**Data shown**:

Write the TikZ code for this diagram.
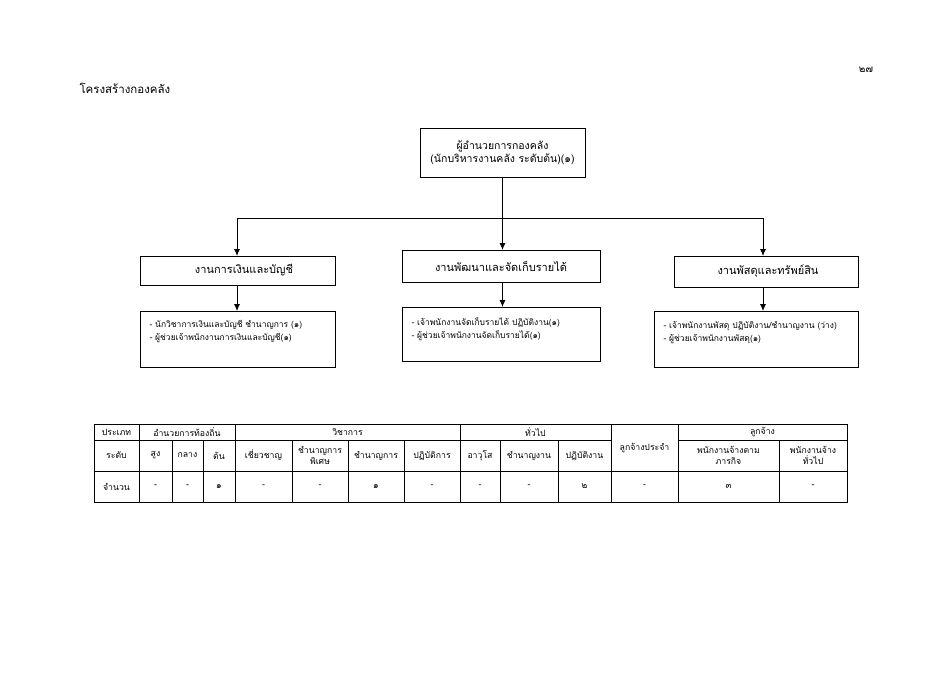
\documentclass[tikz,border=0pt]{standalone}
\usepackage{fontspec}
\setmainfont{Loma}[Script=Thai]
\usetikzlibrary{arrows.meta}
\tikzset{
  box/.style={draw, line width=0.9pt, inner sep=0pt},
  hdr/.style={font=\fontsize{11}{13}\selectfont, anchor=center},
  tophdr/.style={font=\fontsize{10.5}{13}\selectfont, anchor=center, align=center},
  lst/.style={font=\fontsize{8.5}{13}\selectfont, anchor=west, align=left},
  tb/.style={font=\fontsize{8.7}{11}\selectfont, anchor=center, align=center},
  arr/.style={line width=0.9pt, -{Latex[length=7pt,width=6pt]}},
  ln/.style={line width=0.9pt},
  tl/.style={line width=0.7pt},
}
\begin{document}
\begin{tikzpicture}[x=1pt,y=-1pt]
\useasboundingbox (0,0) rectangle (950,672);
% title and page number
\node[font=\fontsize{11.5}{13}\selectfont, anchor=west] (title) at (76,88) {โครงสร้างกองคลัง};
\node[font=\fontsize{10}{12}\selectfont] (pg) at (866,70) {๒๗};
% top box
\draw[box] (420,128) rectangle (585,177);
\node[tophdr] (top) at (502.5,152.5) {ผู้อำนวยการกองคลัง\\(นักบริหารงานคลัง ระดับต้น)(๑)};
\coordinate (topb) at (502.5,177);
\coordinate (j) at (502.5,218);
\coordinate (jl) at (237,218);
\coordinate (jr) at (763,218);
% level 2 boxes
\draw[box] (140,256) rectangle (335,285);
\node[hdr] (a) at (244,270.5) {งานการเงินและบัญชี};
\draw[box] (402,250) rectangle (600,282);
\node[hdr] (b) at (501,266) {งานพัฒนาและจัดเก็บรายได้};
\draw[box] (674,256) rectangle (858,287);
\node[hdr] (c) at (768,271.5) {งานพัสดุและทรัพย์สิน};
% connectors
\draw[ln] (topb) -- (j);
\draw[ln] (jl) -- (jr);
\draw[arr] (jl) -- (237,256);
\draw[arr] (j) -- (502.5,250);
\draw[arr] (jr) -- (763,256);
% level 3 boxes
\draw[box] (140,311) rectangle (335,367);
\node[lst] (a1) at (146,332) {- นักวิชาการเงินและบัญชี  ชำนาญการ (๑)\\- ผู้ช่วยเจ้าพนักงานการเงินและบัญชี(๑)};
\draw[box] (402,307) rectangle (600,361);
\node[lst] (b1) at (408,329) {- เจ้าพนักงานจัดเก็บรายได้ ปฏิบัติงาน(๑)\\- ผู้ช่วยเจ้าพนักงานจัดเก็บรายได้(๑)};
\draw[box] (654,311) rectangle (858,367);
\node[lst] (c1) at (660,333) {- เจ้าพนักงานพัสดุ ปฏิบัติงาน/ชำนาญงาน (ว่าง)\\- ผู้ช่วยเจ้าพนักงานพัสดุ(๑)};
\draw[arr] (237,285) -- (237,311);
\draw[arr] (502.5,282) -- (502.5,307);
\draw[arr] (763,287) -- (763,311);
% table
\def\ya{424}\def\yb{440}\def\yc{471}\def\yd{502}
\draw[line width=0.9pt] (94,\ya) rectangle (847,\yd);
\draw[tl] (94,\yb) -- (611,\yb);
\draw[tl] (678,\yb) -- (847,\yb);
\draw[tl] (94,\yc) -- (847,\yc);
\foreach \x in {139,235,460,611,678} \draw[tl] (\x,\ya) -- (\x,\yd);
\foreach \x in {172,203,292,348,404,500,558,779} \draw[tl] (\x,\yb) -- (\x,\yd);
% row 1
\node[tb] (h1) at (116.5,432) {ประเภท};
\node[tb] (h2) at (187,432) {อำนวยการท้องถิ่น};
\node[tb] (h3) at (347.5,432) {วิชาการ};
\node[tb] (h4) at (535.5,432) {ทั่วไป};
\node[tb] (h5) at (644.5,447.5) {ลูกจ้างประจำ};
\node[tb] (h6) at (762.5,432) {ลูกจ้าง};
% row 2
\node[tb] (r1) at (116.5,455.5) {ระดับ};
\node[tb] (r2) at (155.5,455.5) {สูง};
\node[tb] (r3) at (187.5,455.5) {กลาง};
\node[tb] (r4) at (219,455.5) {ต้น};
\node[tb] (r5) at (263.5,455.5) {เชี่ยวชาญ};
\node[tb] (r6) at (320,455.5) {ชำนาญการ\\พิเศษ};
\node[tb] (r7) at (376,455.5) {ชำนาญการ};
\node[tb] (r8) at (432,455.5) {ปฏิบัติการ};
\node[tb] (r9) at (480,455.5) {อาวุโส};
\node[tb] (r10) at (529,455.5) {ชำนาญงาน};
\node[tb] (r11) at (584.5,455.5) {ปฏิบัติงาน};
\node[tb] (r12) at (728.5,455.5) {พนักงานจ้างตาม\\ภารกิจ};
\node[tb] (r13) at (813,455.5) {พนักงานจ้าง\\ทั่วไป};
% row 3
\node[tb] (n1) at (116.5,486.5) {จำนวน};
\node[tb] (n2) at (155.5,486.5) {-};
\node[tb] (n3) at (187.5,486.5) {-};
\node[tb] (n4) at (219,486.5) {๑};
\node[tb] (n5) at (263.5,486.5) {-};
\node[tb] (n6) at (320,486.5) {-};
\node[tb] (n7) at (376,486.5) {๑};
\node[tb] (n8) at (432,486.5) {-};
\node[tb] (n9) at (480,486.5) {-};
\node[tb] (n10) at (529,486.5) {-};
\node[tb] (n11) at (584.5,486.5) {๒};
\node[tb] (n12) at (644.5,486.5) {-};
\node[tb] (n13) at (728.5,486.5) {๓};
\node[tb] (n14) at (813,486.5) {-};
\end{tikzpicture}
\end{document}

**To be done**: Write the lines above out again exactly, without any of their pictures.

**Answer to this problem**:
Write the TikZ code for this diagram.
\documentclass[tikz,border=0pt]{standalone}
\usepackage{fontspec}
\setmainfont{Loma}[Script=Thai]
\usetikzlibrary{arrows.meta}
\tikzset{
  box/.style={draw, line width=0.9pt, inner sep=0pt},
  hdr/.style={font=\fontsize{11}{13}\selectfont, anchor=center},
  tophdr/.style={font=\fontsize{10.5}{13}\selectfont, anchor=center, align=center},
  lst/.style={font=\fontsize{8.5}{13}\selectfont, anchor=west, align=left},
  tb/.style={font=\fontsize{8.7}{11}\selectfont, anchor=center, align=center},
  arr/.style={line width=0.9pt, -{Latex[length=7pt,width=6pt]}},
  ln/.style={line width=0.9pt},
  tl/.style={line width=0.7pt},
}
\begin{document}
\begin{tikzpicture}[x=1pt,y=-1pt]
\useasboundingbox (0,0) rectangle (950,672);
% title and page number
\node[font=\fontsize{11.5}{13}\selectfont, anchor=west] (title) at (76,88) {โครงสร้างกองคลัง};
\node[font=\fontsize{10}{12}\selectfont] (pg) at (866,70) {๒๗};
% top box
\draw[box] (420,128) rectangle (585,177);
\node[tophdr] (top) at (502.5,152.5) {ผู้อำนวยการกองคลัง\\(นักบริหารงานคลัง ระดับต้น)(๑)};
\coordinate (topb) at (502.5,177);
\coordinate (j) at (502.5,218);
\coordinate (jl) at (237,218);
\coordinate (jr) at (763,218);
% level 2 boxes
\draw[box] (140,256) rectangle (335,285);
\node[hdr] (a) at (244,270.5) {งานการเงินและบัญชี};
\draw[box] (402,250) rectangle (600,282);
\node[hdr] (b) at (501,266) {งานพัฒนาและจัดเก็บรายได้};
\draw[box] (674,256) rectangle (858,287);
\node[hdr] (c) at (768,271.5) {งานพัสดุและทรัพย์สิน};
% connectors
\draw[ln] (topb) -- (j);
\draw[ln] (jl) -- (jr);
\draw[arr] (jl) -- (237,256);
\draw[arr] (j) -- (502.5,250);
\draw[arr] (jr) -- (763,256);
% level 3 boxes
\draw[box] (140,311) rectangle (335,367);
\node[lst] (a1) at (146,332) {- นักวิชาการเงินและบัญชี  ชำนาญการ (๑)\\- ผู้ช่วยเจ้าพนักงานการเงินและบัญชี(๑)};
\draw[box] (402,307) rectangle (600,361);
\node[lst] (b1) at (408,329) {- เจ้าพนักงานจัดเก็บรายได้ ปฏิบัติงาน(๑)\\- ผู้ช่วยเจ้าพนักงานจัดเก็บรายได้(๑)};
\draw[box] (654,311) rectangle (858,367);
\node[lst] (c1) at (660,333) {- เจ้าพนักงานพัสดุ ปฏิบัติงาน/ชำนาญงาน (ว่าง)\\- ผู้ช่วยเจ้าพนักงานพัสดุ(๑)};
\draw[arr] (237,285) -- (237,311);
\draw[arr] (502.5,282) -- (502.5,307);
\draw[arr] (763,287) -- (763,311);
% table
\def\ya{424}\def\yb{440}\def\yc{471}\def\yd{502}
\draw[line width=0.9pt] (94,\ya) rectangle (847,\yd);
\draw[tl] (94,\yb) -- (611,\yb);
\draw[tl] (678,\yb) -- (847,\yb);
\draw[tl] (94,\yc) -- (847,\yc);
\foreach \x in {139,235,460,611,678} \draw[tl] (\x,\ya) -- (\x,\yd);
\foreach \x in {172,203,292,348,404,500,558,779} \draw[tl] (\x,\yb) -- (\x,\yd);
% row 1
\node[tb] (h1) at (116.5,432) {ประเภท};
\node[tb] (h2) at (187,432) {อำนวยการท้องถิ่น};
\node[tb] (h3) at (347.5,432) {วิชาการ};
\node[tb] (h4) at (535.5,432) {ทั่วไป};
\node[tb] (h5) at (644.5,447.5) {ลูกจ้างประจำ};
\node[tb] (h6) at (762.5,432) {ลูกจ้าง};
% row 2
\node[tb] (r1) at (116.5,455.5) {ระดับ};
\node[tb] (r2) at (155.5,455.5) {สูง};
\node[tb] (r3) at (187.5,455.5) {กลาง};
\node[tb] (r4) at (219,455.5) {ต้น};
\node[tb] (r5) at (263.5,455.5) {เชี่ยวชาญ};
\node[tb] (r6) at (320,455.5) {ชำนาญการ\\พิเศษ};
\node[tb] (r7) at (376,455.5) {ชำนาญการ};
\node[tb] (r8) at (432,455.5) {ปฏิบัติการ};
\node[tb] (r9) at (480,455.5) {อาวุโส};
\node[tb] (r10) at (529,455.5) {ชำนาญงาน};
\node[tb] (r11) at (584.5,455.5) {ปฏิบัติงาน};
\node[tb] (r12) at (728.5,455.5) {พนักงานจ้างตาม\\ภารกิจ};
\node[tb] (r13) at (813,455.5) {พนักงานจ้าง\\ทั่วไป};
% row 3
\node[tb] (n1) at (116.5,486.5) {จำนวน};
\node[tb] (n2) at (155.5,486.5) {-};
\node[tb] (n3) at (187.5,486.5) {-};
\node[tb] (n4) at (219,486.5) {๑};
\node[tb] (n5) at (263.5,486.5) {-};
\node[tb] (n6) at (320,486.5) {-};
\node[tb] (n7) at (376,486.5) {๑};
\node[tb] (n8) at (432,486.5) {-};
\node[tb] (n9) at (480,486.5) {-};
\node[tb] (n10) at (529,486.5) {-};
\node[tb] (n11) at (584.5,486.5) {๒};
\node[tb] (n12) at (644.5,486.5) {-};
\node[tb] (n13) at (728.5,486.5) {๓};
\node[tb] (n14) at (813,486.5) {-};
\end{tikzpicture}
\end{document}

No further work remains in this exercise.